The Holland Board of Public Works is a municipal utility in Holland, Michigan. It provides electrical power, drinking water, and wastewater treatment. Its service area includes the city of Holland and parts of Park Township, Holland Charter Township, Fillmore Township and Laketown Township.

==Electrical generation==
Electrical production began in 1893.

The current flagship plant, the Holland Energy Park, was completed in 2017. It utilizes Combined cycle natural gas power generation. The plant has also taken over operation of the city's extensive snowmelt system, pumping the water used to cool down equipment in the towers through pipes throughout the city to melt snow.

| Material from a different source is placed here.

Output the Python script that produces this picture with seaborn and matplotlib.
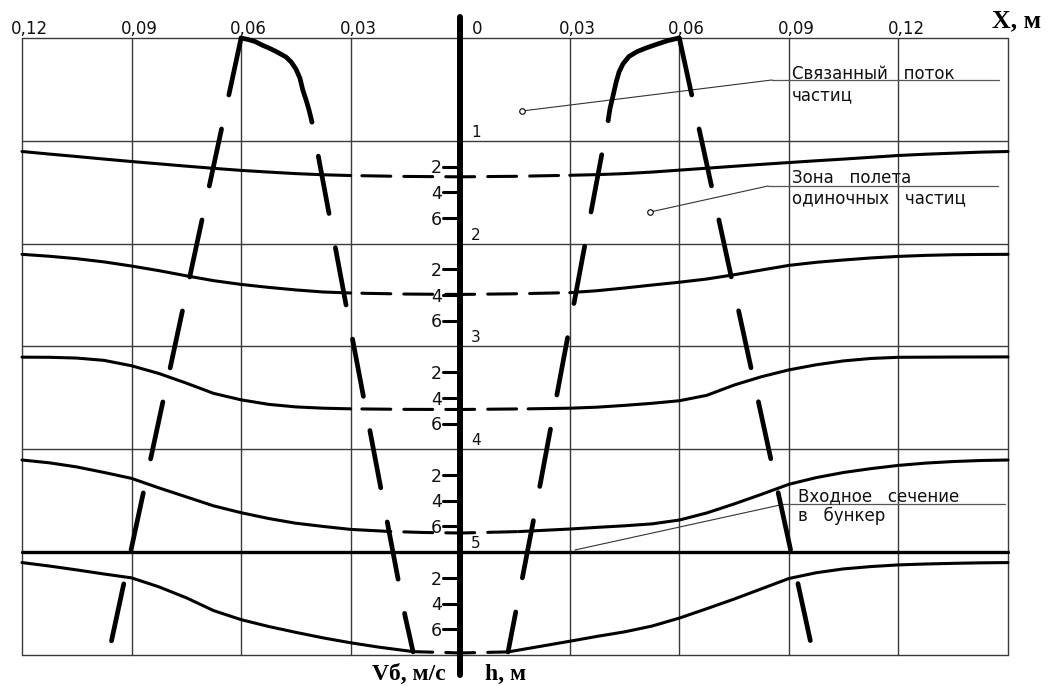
import numpy as np
import matplotlib
matplotlib.use("Agg")
import matplotlib.pyplot as plt
import seaborn as sns

# X, m -- left half of the drawing is stored as negative X, labels show |X|
x_grid = [-0.12, -0.09, -0.06, -0.03, 0.03, 0.06, 0.09, 0.12, 0.15]
x_tick_pos = [-0.12, -0.09, -0.06, -0.03, 0.0, 0.03, 0.06, 0.09, 0.12]
x_tick_labels = ["0,12", "0,09", "0,06", "0,03", "0", "0,03", "0,06", "0,09", "0,12"]

# sections h from the top, section 5 is the bunker entry
sections = [0, 1, 2, 3, 4, 5, 6]
section_labels = ["1", "2", "3", "4", "5"]
entry_section = 5
v_ticks = [2, 4, 6]
v_tick_labels = ["2", "4", "6"]
v_per_section = 8.0

# velocity profiles V (m/s) under sections 1..5
prof1_x = [-0.12, -0.1125, -0.105, -0.0975, -0.09, -0.0825, -0.075, -0.0675, -0.06, -0.0525,
           -0.045, -0.0375, -0.03, -0.015, 0.0, 0.015, 0.03, 0.0375, 0.045, 0.0525, 0.06,
           0.0675, 0.075, 0.0825, 0.09, 0.0975, 0.105, 0.1125, 0.12, 0.1275, 0.135, 0.1425, 0.15]
prof1_v = [0.83, 1.03, 1.22, 1.42, 1.61, 1.79, 1.97, 2.14, 2.30, 2.43,
           2.55, 2.64, 2.70, 2.77, 2.80, 2.76, 2.68, 2.63, 2.55, 2.43, 2.28,
           2.13, 1.98, 1.83, 1.69, 1.55, 1.42, 1.28, 1.14, 1.04, 0.96, 0.88, 0.83]

prof2_x = [-0.12, -0.1125, -0.105, -0.0975, -0.09, -0.0825, -0.075, -0.0675, -0.06, -0.0525,
           -0.045, -0.0375, -0.03, -0.015, 0.0, 0.015, 0.03, 0.0375, 0.045, 0.0525, 0.06,
           0.0675, 0.075, 0.0825, 0.09, 0.0975, 0.105, 0.1125, 0.12, 0.1275, 0.135, 0.1425, 0.15]
prof2_v = [0.83, 0.98, 1.17, 1.42, 1.74, 2.10, 2.50, 2.88, 3.17, 3.40,
           3.60, 3.76, 3.84, 3.92, 3.95, 3.90, 3.81, 3.66, 3.45, 3.22, 3.00,
           2.75, 2.42, 2.05, 1.69, 1.45, 1.27, 1.11, 0.99, 0.91, 0.86, 0.84, 0.83]

prof3_x = [-0.12, -0.1125, -0.105, -0.0975, -0.09, -0.0825, -0.075, -0.0675, -0.06, -0.0525,
           -0.045, -0.0375, -0.03, -0.015, 0.0, 0.0186, 0.03, 0.0375, 0.045, 0.0525, 0.06,
           0.0675, 0.075, 0.0825, 0.09, 0.0975, 0.105, 0.1125, 0.12, 0.135, 0.15]
prof3_v = [0.83, 0.84, 0.90, 1.08, 1.50, 2.10, 2.85, 3.65, 4.15, 4.50,
           4.70, 4.80, 4.85, 4.89, 4.90, 4.85, 4.80, 4.72, 4.58, 4.42, 4.22,
           3.80, 3.00, 2.35, 1.82, 1.42, 1.12, 0.93, 0.84, 0.82, 0.81]

prof4_x = [-0.12, -0.1125, -0.105, -0.0975, -0.09, -0.0825, -0.075, -0.0675, -0.06, -0.0525,
           -0.045, -0.0375, -0.03, -0.02, -0.01, 0.0, 0.016, 0.03, 0.0375, 0.045, 0.0525, 0.06,
           0.0675, 0.075, 0.0825, 0.09, 0.0975, 0.105, 0.1125, 0.12, 0.1275, 0.135, 0.1425, 0.15]
prof4_v = [0.83, 1.05, 1.37, 1.80, 2.26, 3.00, 3.70, 4.40, 4.93, 5.38,
           5.75, 6.00, 6.23, 6.38, 6.47, 6.51, 6.40, 6.20, 6.07, 5.95, 5.80, 5.50,
           4.95, 4.25, 3.50, 2.72, 2.20, 1.80, 1.50, 1.25, 1.07, 0.95, 0.87, 0.83]

prof5_x = [-0.12, -0.1125, -0.105, -0.0975, -0.09, -0.0825, -0.075, -0.0675, -0.06, -0.0525,
           -0.045, -0.0375, -0.03, -0.0225, -0.0128, 0.0, 0.0131, 0.0225, 0.03, 0.0375, 0.045,
           0.0525, 0.06, 0.0675, 0.075, 0.0825, 0.09, 0.0975, 0.105, 0.1125, 0.12, 0.1275,
           0.135, 0.1425, 0.15]
prof5_v = [0.81, 1.08, 1.38, 1.70, 2.00, 2.70, 3.55, 4.55, 5.25, 5.78,
           6.24, 6.67, 7.05, 7.38, 7.74, 7.84, 7.76, 7.30, 6.93, 6.55, 6.20,
           5.75, 5.13, 4.40, 3.65, 2.85, 2.05, 1.60, 1.30, 1.12, 0.99, 0.92,
           0.87, 0.83, 0.81]

profiles = [(prof1_x, prof1_v), (prof2_x, prof2_v), (prof3_x, prof3_v),
            (prof4_x, prof4_v), (prof5_x, prof5_v)]
# part of each profile drawn dashed (inside the bound particle stream)
dash_lo = [-0.03, -0.03, -0.03, -0.02, -0.0128]
dash_hi = [0.03, 0.03, 0.0186, 0.016, 0.0131]

# boundaries of the particle stream (x in m, h in sections)
outer_left_x = [-0.0600, -0.0962]
outer_left_h = [0.0, 5.98]
outer_right_x = [0.0600, 0.0966]
outer_right_h = [0.0, 5.98]
cap_left_x = [-0.0600, -0.0581, -0.0562, -0.0543, -0.0521, -0.0499, -0.0477, -0.0463,
              -0.0450, -0.0439, -0.0431, -0.0422, -0.0414, -0.0406]
cap_left_h = [0.0, 0.015, 0.034, 0.068, 0.102, 0.141, 0.185, 0.233,
              0.301, 0.389, 0.506, 0.603, 0.700, 0.817]
inner_left_x = [-0.0406, -0.0310, -0.0151, -0.0129]
inner_left_h = [0.817, 2.645, 5.62, 5.97]
cap_right_x = [0.0599, 0.0569, 0.0539, 0.0509, 0.0484, 0.0462, 0.0446, 0.0435,
               0.0427, 0.0418, 0.0410, 0.0405]
cap_right_h = [0.0, 0.025, 0.060, 0.097, 0.133, 0.180, 0.250, 0.330,
               0.430, 0.568, 0.690, 0.803]
inner_right_x = [0.0405, 0.0199, 0.0131]
inner_right_h = [0.803, 4.72, 5.97]

sns.set_style("white")
plt.rcParams["lines.scale_dashes"] = False
plt.rcParams["font.family"] = ["DejaVu Sans"]

fig = plt.figure(figsize=(10.63, 6.86), dpi=100)
ax = fig.add_axes([0, 0, 1, 1])

GRID = "#3a3a3a"
TXT = "#111111"

# grid
for gx in x_grid:
    ax.plot([gx, gx], [sections[0], sections[-1]], color=GRID, lw=1.0, zorder=1)
for s in sections:
    if s == entry_section:
        continue
    ax.plot([x_grid[0], x_grid[-1]], [s, s], color=GRID, lw=1.0, zorder=1)
ax.plot([x_grid[0], x_grid[-1]], [entry_section, entry_section], color="k", lw=2.4,
        solid_capstyle="round", zorder=3)


def line(xs, ys, **kw):
    sns.lineplot(x=np.asarray(xs), y=np.asarray(ys), ax=ax, sort=False, estimator=None,
                 color="k", **kw)


# velocity profiles
P_LW = 2.2
P_ON, P_OFF = 20.8, 9.4
for k, (px_, pv_) in enumerate(profiles, start=1):
    xs = np.array(px_)
    ys = k + np.array(pv_) / v_per_section
    lo, hi = dash_lo[k - 1], dash_hi[k - 1]
    eps = 1e-9
    left = xs <= lo + eps
    right = xs >= hi - eps
    mid_l = (xs >= lo - eps) & (xs <= eps)
    mid_r = (xs >= -eps) & (xs <= hi + eps)
    line(xs[left], ys[left], lw=P_LW, solid_capstyle="round", solid_joinstyle="round", zorder=4)
    line(xs[right], ys[right], lw=P_LW, solid_capstyle="round", solid_joinstyle="round", zorder=4)
    dash = (P_ON / 2, (P_ON, P_OFF))
    line(xs[mid_l][::-1], ys[mid_l][::-1], lw=P_LW, linestyle=dash, dash_capstyle="round", zorder=4)
    line(xs[mid_r], ys[mid_r], lw=P_LW, linestyle=dash, dash_capstyle="round", zorder=4)

# stream boundaries
B_LW = 3.4
B_ON, B_OFF = 42.0, 25.0
for bx, bh in [(outer_left_x, outer_left_h), (outer_right_x, outer_right_h)]:
    line(bx, bh, lw=B_LW, linestyle=(0, (B_ON, B_OFF)), dash_capstyle="round", zorder=5)
for bx, bh in [(cap_left_x, cap_left_h), (cap_right_x, cap_right_h)]:
    line(bx, bh, lw=B_LW, solid_capstyle="round", solid_joinstyle="round", zorder=5)
for bx, bh in [(inner_left_x, inner_left_h), (inner_right_x, inner_right_h)]:
    line(bx, bh, lw=B_LW, linestyle=(B_ON, (B_ON, B_OFF)), dash_capstyle="round", zorder=5)

# central axis with V scale
ax.plot([0, 0], [-0.204, 6.195], color="k", lw=4.3, solid_capstyle="round", zorder=6)
for k in range(1, 6):
    for v, lab in zip(v_ticks, v_tick_labels):
        y = k + v / v_per_section
        ax.plot([-0.0047, 0], [y, y], color="k", lw=2.2, solid_capstyle="round", zorder=6)
        ax.text(-0.0051, y + 0.065, lab, ha="right", va="baseline", fontsize=12.5, color=TXT)
    ax.text(0.003, k - 0.04, section_labels[k - 1], ha="left", va="baseline",
            fontsize=11, color=TXT)

# X labels along the top
for gx, lab in zip(x_tick_pos, x_tick_labels):
    xpos = 0.0032 if gx == 0 else gx - 0.003
    ax.text(xpos, -0.035, lab, ha="left", va="baseline", fontsize=12, color=TXT)

bold = dict(family="Liberation Serif", fontweight="bold", color="k")
ax.text(0.1456, -0.101, "X, м", ha="left", va="baseline", fontsize=18.5, **bold)
ax.text(-0.0039, 6.24, "Vб, м/с", ha="right", va="baseline", fontsize=17, **bold)
ax.text(0.0068, 6.24, "h, м", ha="left", va="baseline", fontsize=17, **bold)

# callouts
notes = [
    ("Связанный   поток", "частиц", 0.0908, 0.395, 0.603, (0.0854, 0.1475, 0.408), (0.0169, 0.71), True),
    ("Зона   полета", "одиночных   частиц", 0.0908, 1.413, 1.608, (0.0843, 0.1473, 1.439), (0.052, 1.692), True),
    ("Входное   сечение", "в   бункер", 0.0926, 4.509, 4.694, (0.0884, 0.1492, 4.535), (0.0314, 4.979), False),
]
for t1, t2, tx, y1, y2, (u0, u1, uy), (ex, ey), circ in notes:
    ax.text(tx, y1, t1, ha="left", va="baseline", fontsize=12, color=TXT)
    ax.text(tx, y2, t2, ha="left", va="baseline", fontsize=12, color=TXT)
    ax.plot([u0, u1], [uy, uy], color="#555555", lw=0.9, zorder=2)
    ax.plot([u0, ex], [uy, ey], color="#333333", lw=0.8, zorder=2)
    if circ:
        ax.plot([ex], [ey], marker="o", ms=4, mfc="white", mec="k", mew=0.8, zorder=7)

ax.set_xlim(-0.12602, 0.16506)
ax.set_ylim(6.3015, -0.3695)
ax.axis("off")

fig.savefig("out.png", dpi=100)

The former power plant, the James DeYoung, consisted of three active units. Units 3, 4 and 5 ranged in capacity from 11 to 29.5 megawatts. They had a combined capacity of 60 megawatts. Coal delivered by boat was the plant's fuel source. The plant was decommissioned in 2016 following the completion of the new Holland Energy Park.

A 22 megawatt oil burning unit was built on Sixth Street in 1973.

In 1992, two peaking units were installed in the southside industrial park. Located on M-40 near the headquarters of office furniture manufacturer Haworth, each provides 34 megawatts of power and can burn natural gas or fuel oil. A 74 megawatt unit installed in 2000 burns natural gas only.

The BPW also owns shares in Consumers Energy's JH Campbell Unit 3 and Detroit Edison's Belle River Power Plant; power generated at these two plants is used to supplement power produced at the BPW's own facilities.

==Water filtration==
Water from Lake Michigan is filtered at a facility in Park Township on the city's northside. The plant has a capacity of 38.5 million gallons per day. 230 mi of pipe provide water to the City of Holland and portions of three neighboring townships (Park, Laketown and Holland Charter). There are four storage tanks and five pumping stations within the system.

Expansion has been considered by building a new plant south of the city near Saugatuck Dunes State Park.

==Wastewater treatment==
Wastewater is treated at a facility on Lake Macatawa near the BPW's James DeYoung power plant. The plant spans both sides of River Avenue. Over 180 mi of pipe and 36 lift stations are used on pipes up to 36 in in diameter. Wastewater is collected from the City of Holland and portions of neighboring townships (Park, Laketown, Fillmore and Holland Charter).